On 01/10/16 10:03, Rick Moen wrote:
> Quoting Dave Turner (dave_t_turner@???):
>
>> short answer:
>> a boot-loader should boot any hardware I choose to install it on.
>> If that means it has to be a complex lump of software - so be it.
> ^^^^^^^^^^^^^^^^^^^^^^^^^^^^^^^^^^^^^^^^^^^^^^^^^^^^^^^^^^^^^^^^^
>
> For my part, you are _absolutely_ welcome to adopt and use a complex
> lump of software that is capable of booting 'any hardware you choose to
> install it on'.
I don't want to use a complex lump of software, but grub2 seems to be
what works so I use it
I prefer lilo, I have used old grub, but for my uefi laptop it is grub2,
and other than elilo I know of nothing else that might work.
>> Now I am preparing my old iMac for devuan.

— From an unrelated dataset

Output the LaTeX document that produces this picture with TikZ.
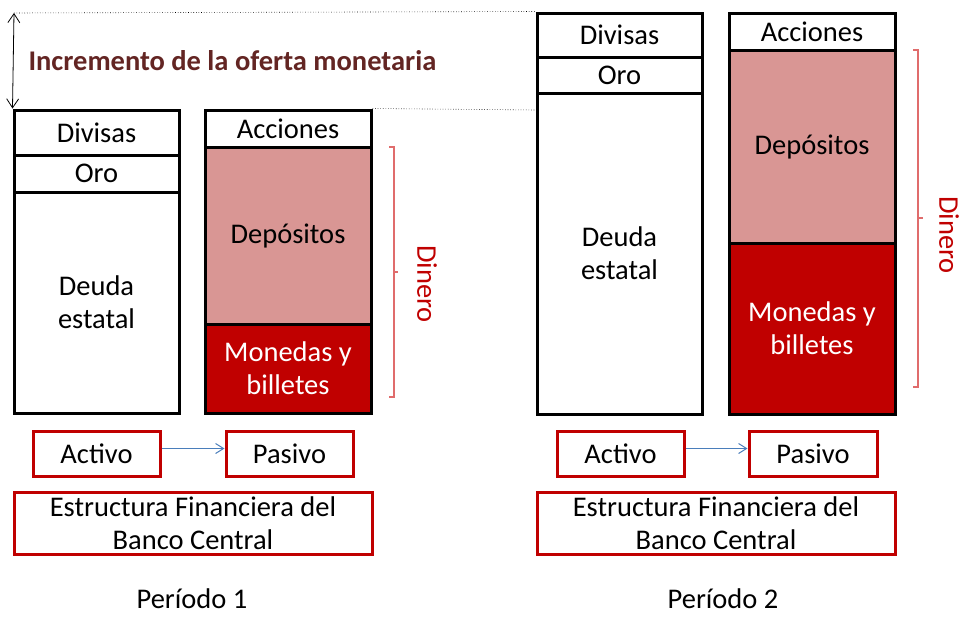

> Hmm, I haven't actually installed Linux on an iMac in a dog's age.
> Maybe someone else has recent experience. I think I used the rEFIt
> bootloader, and don't remember any particular problems.
Linux and macs mainly works. My iMac is 10 years old with a 32bit uefi
implementation - it fights you all the way, but it can be done. For
debian you start with squeeze because nothing newer will boot.